My eyes are bleary and my hands are stiff, and I haven't done a lick of schoolwork yet today. But I did write about 1200 words. In 3 hours. That's an average of 400 words an hour. I type 40 words a minute, so that's the equivalent of... ten minutes.
The reason it takes me so long is that I can't usually write nonstop. I write a sentence, get up, pace, sit down, write another sentence, get some coffee, pace, sit down.
See, I just did it again! I wrote those few lines, got up, walked through the house, looked out the window for Jeffrey, paced, stuck my head out and called for him, reassured myself that he was in the yard, then came back in.
It's like I can't think unless I'm moving. I do that when I'm talking on the phone, too. Does that mean anything?
I've been stuck for a few days, both on the plot and on having too many other things to do. The number of undone chores around here is staggering. I have to grade papers, and do lesson planning, and make my notes for tomorrow's classes. And pay bills, and put away laundry, and go grocery shopping, and pick up the dry cleaning, and, and, and....
However, the story is all kind of coming together now, to a natural denouement. I'm already missing my characters; in my mind the book is nearly over. It's like that sad feeling you get when you realize the movie is ending, and you have to throw away your popcorn container and go home.
But! There is always the sequel. Or the prequel. I am starting to think that what I have here is really the second book in a series, not the first one, and that what I need to do is go back and tell the story of how the two main male characters first met and became friends, and the stuff that led up to the war preceding my current story.

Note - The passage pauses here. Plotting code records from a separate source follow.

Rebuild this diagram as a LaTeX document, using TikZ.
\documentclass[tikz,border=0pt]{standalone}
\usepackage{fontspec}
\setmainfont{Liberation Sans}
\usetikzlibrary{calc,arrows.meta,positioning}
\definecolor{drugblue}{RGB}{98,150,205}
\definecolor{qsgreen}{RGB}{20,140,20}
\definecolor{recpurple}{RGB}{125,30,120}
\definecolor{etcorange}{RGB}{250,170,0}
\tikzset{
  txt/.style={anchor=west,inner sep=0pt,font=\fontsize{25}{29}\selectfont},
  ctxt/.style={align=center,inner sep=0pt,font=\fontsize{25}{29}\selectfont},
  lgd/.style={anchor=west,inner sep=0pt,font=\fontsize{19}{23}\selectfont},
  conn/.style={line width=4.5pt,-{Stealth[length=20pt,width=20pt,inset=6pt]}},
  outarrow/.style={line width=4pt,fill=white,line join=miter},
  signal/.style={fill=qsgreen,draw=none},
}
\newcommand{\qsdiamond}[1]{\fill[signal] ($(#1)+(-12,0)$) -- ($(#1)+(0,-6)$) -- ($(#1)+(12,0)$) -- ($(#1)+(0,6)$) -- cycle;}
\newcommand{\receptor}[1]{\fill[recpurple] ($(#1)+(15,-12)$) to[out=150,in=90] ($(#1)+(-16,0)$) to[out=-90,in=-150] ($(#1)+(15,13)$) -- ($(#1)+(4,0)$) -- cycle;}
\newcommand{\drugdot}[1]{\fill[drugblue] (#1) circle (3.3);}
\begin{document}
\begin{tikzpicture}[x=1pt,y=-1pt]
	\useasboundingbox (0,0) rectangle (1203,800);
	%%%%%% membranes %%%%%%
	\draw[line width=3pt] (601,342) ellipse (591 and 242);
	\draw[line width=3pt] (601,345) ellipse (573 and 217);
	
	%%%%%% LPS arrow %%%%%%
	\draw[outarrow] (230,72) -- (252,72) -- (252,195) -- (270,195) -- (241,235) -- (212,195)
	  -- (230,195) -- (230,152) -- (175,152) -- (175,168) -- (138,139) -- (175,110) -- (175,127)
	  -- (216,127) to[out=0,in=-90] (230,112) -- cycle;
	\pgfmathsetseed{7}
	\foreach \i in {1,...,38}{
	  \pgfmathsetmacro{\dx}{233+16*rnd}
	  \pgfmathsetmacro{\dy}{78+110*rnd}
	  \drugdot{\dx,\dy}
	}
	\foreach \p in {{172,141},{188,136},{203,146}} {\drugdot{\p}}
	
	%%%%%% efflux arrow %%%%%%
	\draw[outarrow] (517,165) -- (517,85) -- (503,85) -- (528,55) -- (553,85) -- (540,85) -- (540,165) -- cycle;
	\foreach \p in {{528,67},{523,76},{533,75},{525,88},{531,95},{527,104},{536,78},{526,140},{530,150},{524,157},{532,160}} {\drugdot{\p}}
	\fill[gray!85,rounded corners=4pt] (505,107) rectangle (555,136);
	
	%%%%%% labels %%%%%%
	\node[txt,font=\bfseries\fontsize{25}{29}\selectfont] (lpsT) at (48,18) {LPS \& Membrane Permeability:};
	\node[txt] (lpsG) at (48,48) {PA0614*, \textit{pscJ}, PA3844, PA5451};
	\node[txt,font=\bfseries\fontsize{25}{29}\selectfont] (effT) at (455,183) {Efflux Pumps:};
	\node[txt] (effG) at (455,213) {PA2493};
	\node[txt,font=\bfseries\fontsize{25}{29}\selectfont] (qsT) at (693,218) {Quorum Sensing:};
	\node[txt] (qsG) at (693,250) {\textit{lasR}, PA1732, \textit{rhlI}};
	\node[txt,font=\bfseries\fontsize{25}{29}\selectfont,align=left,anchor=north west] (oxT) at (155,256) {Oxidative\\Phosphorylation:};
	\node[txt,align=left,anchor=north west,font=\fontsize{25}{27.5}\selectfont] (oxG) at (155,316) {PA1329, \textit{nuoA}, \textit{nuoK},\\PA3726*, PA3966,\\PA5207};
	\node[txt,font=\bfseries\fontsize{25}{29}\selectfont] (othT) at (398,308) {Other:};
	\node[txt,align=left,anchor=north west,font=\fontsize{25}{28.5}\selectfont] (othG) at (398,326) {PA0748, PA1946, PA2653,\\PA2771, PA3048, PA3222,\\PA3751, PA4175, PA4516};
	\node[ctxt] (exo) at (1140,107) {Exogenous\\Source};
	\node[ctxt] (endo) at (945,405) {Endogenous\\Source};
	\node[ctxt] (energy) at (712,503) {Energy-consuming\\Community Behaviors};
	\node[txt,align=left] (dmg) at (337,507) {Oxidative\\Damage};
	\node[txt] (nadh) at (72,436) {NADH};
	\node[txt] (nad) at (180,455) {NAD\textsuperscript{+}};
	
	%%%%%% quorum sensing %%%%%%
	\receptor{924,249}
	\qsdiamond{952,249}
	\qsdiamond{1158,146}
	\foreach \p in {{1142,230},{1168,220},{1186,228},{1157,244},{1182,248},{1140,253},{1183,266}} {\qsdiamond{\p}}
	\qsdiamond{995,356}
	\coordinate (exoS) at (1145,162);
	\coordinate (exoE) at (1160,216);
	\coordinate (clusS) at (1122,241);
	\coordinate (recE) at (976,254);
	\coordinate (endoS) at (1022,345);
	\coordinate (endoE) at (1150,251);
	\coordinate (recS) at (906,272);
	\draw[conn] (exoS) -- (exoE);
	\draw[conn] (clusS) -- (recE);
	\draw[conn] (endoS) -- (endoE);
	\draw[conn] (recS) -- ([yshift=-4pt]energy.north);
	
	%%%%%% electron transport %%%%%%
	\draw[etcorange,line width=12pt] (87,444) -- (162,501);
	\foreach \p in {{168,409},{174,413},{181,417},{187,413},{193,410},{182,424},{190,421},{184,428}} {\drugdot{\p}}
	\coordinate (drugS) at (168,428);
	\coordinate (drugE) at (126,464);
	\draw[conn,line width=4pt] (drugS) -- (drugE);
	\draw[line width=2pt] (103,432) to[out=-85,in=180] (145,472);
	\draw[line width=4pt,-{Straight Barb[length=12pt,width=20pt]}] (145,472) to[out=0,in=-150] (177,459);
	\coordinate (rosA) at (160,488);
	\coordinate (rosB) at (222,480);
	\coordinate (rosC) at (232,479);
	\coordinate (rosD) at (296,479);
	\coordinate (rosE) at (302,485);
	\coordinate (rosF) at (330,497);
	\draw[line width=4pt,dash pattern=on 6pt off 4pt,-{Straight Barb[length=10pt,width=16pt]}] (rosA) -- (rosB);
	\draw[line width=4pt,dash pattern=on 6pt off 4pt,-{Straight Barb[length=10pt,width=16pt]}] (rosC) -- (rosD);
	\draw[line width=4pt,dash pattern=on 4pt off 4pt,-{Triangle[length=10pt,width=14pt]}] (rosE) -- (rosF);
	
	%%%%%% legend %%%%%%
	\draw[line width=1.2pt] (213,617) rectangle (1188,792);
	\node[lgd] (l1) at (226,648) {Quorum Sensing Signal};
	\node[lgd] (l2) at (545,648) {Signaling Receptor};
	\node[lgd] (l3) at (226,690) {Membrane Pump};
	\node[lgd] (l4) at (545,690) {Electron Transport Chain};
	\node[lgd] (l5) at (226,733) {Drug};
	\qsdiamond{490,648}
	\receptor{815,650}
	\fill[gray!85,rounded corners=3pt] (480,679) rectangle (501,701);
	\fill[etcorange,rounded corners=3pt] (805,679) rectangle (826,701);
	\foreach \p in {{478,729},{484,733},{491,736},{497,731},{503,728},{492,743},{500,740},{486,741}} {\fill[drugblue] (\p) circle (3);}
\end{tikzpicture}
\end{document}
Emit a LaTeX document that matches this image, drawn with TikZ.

This was prompted by an article that had me laughing so hard I couldn't stop. I couldn't breathe; tears were streaming down my face. I was making strange gasping sounds that summoned my husband from the basement to see if I was choking on a grape.
Here it is: The Fantasy Novelist's Exam
The thing that prompted me to think about a prequel was item #27: Does your novel contain a prologue that is impossible to understand until you've read the entire book, if even then? Now, I know this is a dig at Tolkein's prologue to the second edition to The Lord of the Rings, which was an attempt to answer many questions from fans about Middle Earth in general, and Hobbits in particular. However, it made me think about the prologue I had originally written for The Golden Gryphon (which I was told was unreadable), and the problems I have had trying to insert sufficient background information into the story.
My next favorite item is #56
Does anybody in your novel fight for two hours straight in full plate armor, then ride a horse for four hours, then delicately make love to a willing barmaid all in the same day?
My other favorites are #52 "Do you ever use the term "plate mail" in your novel?"
and #42 "At any point in your novel, do the main characters take a shortcut through ancient dwarven mines?"
along with #65"Do you not realize it takes hours to make a good stew, making it a poor choice for an "on the road" meal?
This whole post is an example of a new term I have coined called "Novelling." I spend a lot more time novelling than I do writing. That is, I spend more time talking about, thinking about, blogging about, doing pointless "research" on the Internet for, daydreaming about, planning and doodling illustrations for my novel than I do actually working on it.
Perhaps that is why, at my 2 year anniversary of the beginning of this project, I'm still not done. But I'm sure having a lot of fun!